■ **Short task**
Please list all lines of the material below in which the string "this" occurs.

== Information shown ==

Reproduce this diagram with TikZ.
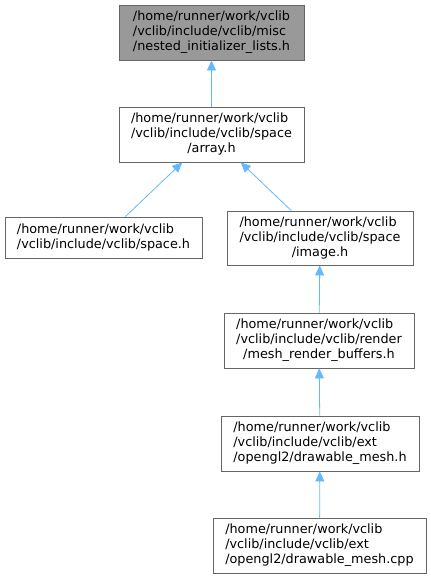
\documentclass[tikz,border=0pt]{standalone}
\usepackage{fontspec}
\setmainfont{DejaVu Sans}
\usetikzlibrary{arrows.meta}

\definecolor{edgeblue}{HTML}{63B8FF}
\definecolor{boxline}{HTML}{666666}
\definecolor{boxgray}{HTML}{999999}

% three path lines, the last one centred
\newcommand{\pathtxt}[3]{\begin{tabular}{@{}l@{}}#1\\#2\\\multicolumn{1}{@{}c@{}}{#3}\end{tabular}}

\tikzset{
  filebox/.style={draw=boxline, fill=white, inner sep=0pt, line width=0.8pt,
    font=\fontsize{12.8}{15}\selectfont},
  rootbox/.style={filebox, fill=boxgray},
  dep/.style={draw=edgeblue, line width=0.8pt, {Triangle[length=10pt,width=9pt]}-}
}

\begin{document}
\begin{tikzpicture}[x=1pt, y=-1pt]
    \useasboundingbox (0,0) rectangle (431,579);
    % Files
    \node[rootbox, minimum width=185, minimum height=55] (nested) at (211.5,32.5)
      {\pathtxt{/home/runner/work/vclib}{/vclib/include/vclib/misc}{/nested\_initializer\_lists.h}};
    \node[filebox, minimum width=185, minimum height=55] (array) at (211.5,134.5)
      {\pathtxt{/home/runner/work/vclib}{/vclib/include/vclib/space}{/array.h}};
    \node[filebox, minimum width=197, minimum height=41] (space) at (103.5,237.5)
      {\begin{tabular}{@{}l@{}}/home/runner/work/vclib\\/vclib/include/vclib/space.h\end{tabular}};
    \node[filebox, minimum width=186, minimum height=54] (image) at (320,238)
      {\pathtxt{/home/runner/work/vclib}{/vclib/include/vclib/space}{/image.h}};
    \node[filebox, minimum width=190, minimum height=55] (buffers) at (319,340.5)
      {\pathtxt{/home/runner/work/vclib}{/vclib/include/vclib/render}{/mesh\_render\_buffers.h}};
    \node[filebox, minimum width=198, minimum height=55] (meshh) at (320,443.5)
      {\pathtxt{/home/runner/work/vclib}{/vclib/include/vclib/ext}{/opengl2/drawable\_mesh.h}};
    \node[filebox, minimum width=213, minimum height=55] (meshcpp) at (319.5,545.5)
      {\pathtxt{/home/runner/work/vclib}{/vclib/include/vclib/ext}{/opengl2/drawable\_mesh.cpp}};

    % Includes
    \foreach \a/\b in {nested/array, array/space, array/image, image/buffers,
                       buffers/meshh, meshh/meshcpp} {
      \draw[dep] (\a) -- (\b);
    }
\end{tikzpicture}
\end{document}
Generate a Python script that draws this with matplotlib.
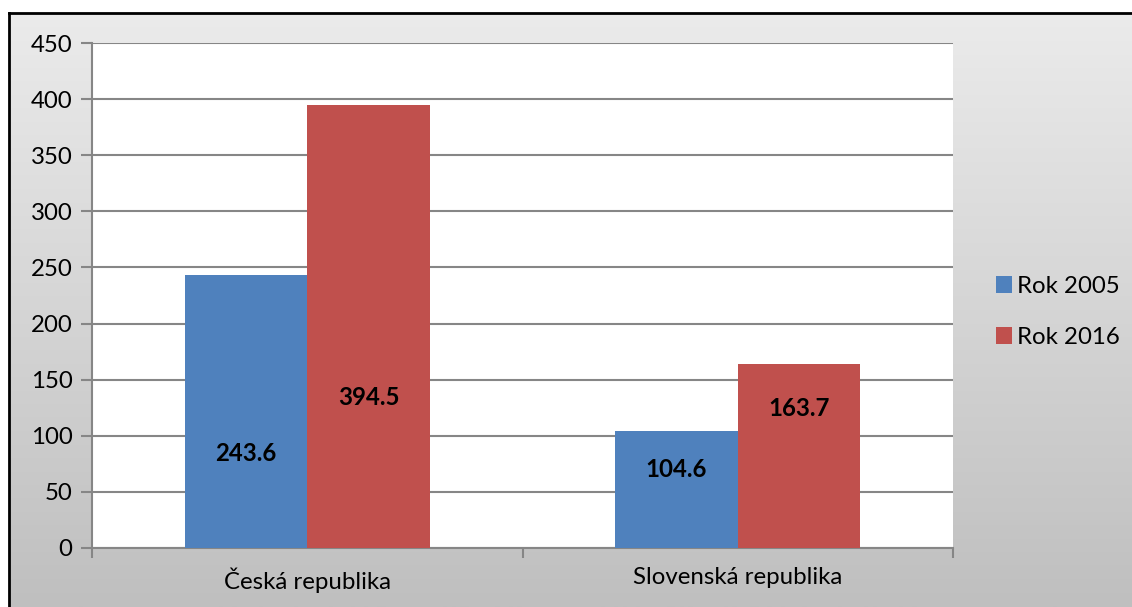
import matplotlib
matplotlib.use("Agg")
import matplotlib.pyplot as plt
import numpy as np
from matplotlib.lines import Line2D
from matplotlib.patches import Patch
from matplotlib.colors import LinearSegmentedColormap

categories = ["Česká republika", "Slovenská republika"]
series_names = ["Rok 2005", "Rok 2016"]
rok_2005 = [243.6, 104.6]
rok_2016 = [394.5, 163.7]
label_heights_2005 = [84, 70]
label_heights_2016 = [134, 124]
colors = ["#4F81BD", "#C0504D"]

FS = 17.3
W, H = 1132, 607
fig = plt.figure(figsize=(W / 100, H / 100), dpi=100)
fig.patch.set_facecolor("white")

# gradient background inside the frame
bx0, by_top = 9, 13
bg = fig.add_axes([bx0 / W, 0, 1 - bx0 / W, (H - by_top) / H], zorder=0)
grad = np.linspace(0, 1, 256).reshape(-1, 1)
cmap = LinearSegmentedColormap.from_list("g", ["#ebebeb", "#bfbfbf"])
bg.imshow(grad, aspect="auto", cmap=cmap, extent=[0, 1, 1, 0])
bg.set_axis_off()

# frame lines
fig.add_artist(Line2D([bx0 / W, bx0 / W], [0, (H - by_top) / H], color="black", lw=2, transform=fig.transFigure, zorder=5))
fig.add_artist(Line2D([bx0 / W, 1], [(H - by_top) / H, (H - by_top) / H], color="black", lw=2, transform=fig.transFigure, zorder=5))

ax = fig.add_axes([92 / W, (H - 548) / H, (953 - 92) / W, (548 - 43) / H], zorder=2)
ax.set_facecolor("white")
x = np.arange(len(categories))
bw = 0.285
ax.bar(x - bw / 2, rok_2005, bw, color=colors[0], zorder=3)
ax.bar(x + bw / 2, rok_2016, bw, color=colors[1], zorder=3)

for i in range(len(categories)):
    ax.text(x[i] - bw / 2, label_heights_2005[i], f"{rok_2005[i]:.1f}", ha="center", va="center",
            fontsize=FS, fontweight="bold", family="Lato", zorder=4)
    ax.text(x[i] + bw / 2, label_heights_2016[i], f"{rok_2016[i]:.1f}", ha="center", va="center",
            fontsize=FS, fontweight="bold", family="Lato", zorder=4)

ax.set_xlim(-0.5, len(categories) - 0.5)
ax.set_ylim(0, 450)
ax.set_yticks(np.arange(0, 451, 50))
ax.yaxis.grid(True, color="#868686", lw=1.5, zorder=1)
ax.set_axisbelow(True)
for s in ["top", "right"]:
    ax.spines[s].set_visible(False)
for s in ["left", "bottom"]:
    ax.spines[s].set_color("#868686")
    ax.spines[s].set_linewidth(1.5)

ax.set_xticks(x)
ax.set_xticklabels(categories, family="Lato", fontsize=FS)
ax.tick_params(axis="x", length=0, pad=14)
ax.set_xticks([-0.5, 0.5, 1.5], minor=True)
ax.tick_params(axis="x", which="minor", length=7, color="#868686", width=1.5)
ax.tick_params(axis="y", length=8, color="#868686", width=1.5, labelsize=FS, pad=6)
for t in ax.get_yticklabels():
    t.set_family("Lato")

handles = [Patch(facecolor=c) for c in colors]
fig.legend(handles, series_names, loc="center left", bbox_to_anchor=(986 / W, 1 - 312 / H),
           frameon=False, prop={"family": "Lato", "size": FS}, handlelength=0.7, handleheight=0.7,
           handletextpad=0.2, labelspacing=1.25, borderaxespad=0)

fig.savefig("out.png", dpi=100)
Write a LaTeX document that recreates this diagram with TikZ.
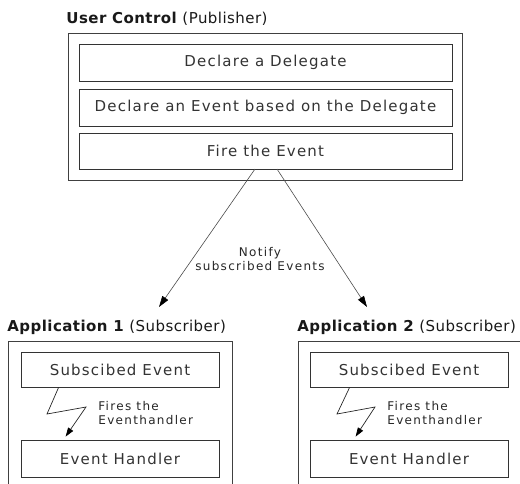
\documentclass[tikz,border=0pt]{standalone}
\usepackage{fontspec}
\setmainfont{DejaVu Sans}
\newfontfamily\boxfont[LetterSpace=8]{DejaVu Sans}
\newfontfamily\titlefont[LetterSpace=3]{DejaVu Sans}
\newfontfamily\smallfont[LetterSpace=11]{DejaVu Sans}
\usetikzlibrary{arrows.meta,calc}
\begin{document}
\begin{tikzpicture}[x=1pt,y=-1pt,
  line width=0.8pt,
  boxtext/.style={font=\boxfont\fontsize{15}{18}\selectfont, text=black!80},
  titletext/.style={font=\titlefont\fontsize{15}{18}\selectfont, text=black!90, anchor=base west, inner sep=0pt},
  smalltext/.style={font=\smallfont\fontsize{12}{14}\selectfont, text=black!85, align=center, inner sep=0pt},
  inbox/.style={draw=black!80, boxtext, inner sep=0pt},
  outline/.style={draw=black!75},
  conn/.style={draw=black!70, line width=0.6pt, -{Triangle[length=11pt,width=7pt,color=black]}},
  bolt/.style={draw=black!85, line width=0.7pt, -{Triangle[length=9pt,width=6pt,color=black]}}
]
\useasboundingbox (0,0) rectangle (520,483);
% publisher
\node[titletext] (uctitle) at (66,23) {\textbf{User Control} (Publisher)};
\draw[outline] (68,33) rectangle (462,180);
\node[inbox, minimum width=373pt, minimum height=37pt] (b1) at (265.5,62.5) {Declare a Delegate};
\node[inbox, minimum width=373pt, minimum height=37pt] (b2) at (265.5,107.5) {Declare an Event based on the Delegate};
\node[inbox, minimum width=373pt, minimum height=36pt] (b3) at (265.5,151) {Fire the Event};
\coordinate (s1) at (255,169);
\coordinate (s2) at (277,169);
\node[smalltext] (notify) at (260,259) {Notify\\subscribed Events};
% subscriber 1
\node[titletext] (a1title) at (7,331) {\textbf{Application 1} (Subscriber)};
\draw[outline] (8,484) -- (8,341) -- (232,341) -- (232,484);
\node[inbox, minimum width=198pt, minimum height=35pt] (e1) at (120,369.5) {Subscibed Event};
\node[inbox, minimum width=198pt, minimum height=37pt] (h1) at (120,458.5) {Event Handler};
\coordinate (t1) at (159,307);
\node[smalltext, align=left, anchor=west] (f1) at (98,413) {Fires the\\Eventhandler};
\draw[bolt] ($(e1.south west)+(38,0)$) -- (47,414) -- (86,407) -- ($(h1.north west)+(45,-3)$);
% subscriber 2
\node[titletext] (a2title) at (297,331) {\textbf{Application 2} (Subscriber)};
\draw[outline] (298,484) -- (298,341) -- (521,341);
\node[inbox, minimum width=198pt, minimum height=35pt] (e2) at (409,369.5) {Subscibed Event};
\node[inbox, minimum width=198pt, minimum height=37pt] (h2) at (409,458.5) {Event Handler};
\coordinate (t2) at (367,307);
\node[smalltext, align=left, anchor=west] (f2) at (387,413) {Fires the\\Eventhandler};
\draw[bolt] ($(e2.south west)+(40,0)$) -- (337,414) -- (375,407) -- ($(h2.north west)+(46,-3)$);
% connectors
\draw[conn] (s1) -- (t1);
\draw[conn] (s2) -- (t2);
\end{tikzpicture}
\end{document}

===

■ **The response**
Reproduce this diagram with TikZ.
Generate a Python script that draws this with matplotlib.
Write a LaTeX document that recreates this diagram with TikZ.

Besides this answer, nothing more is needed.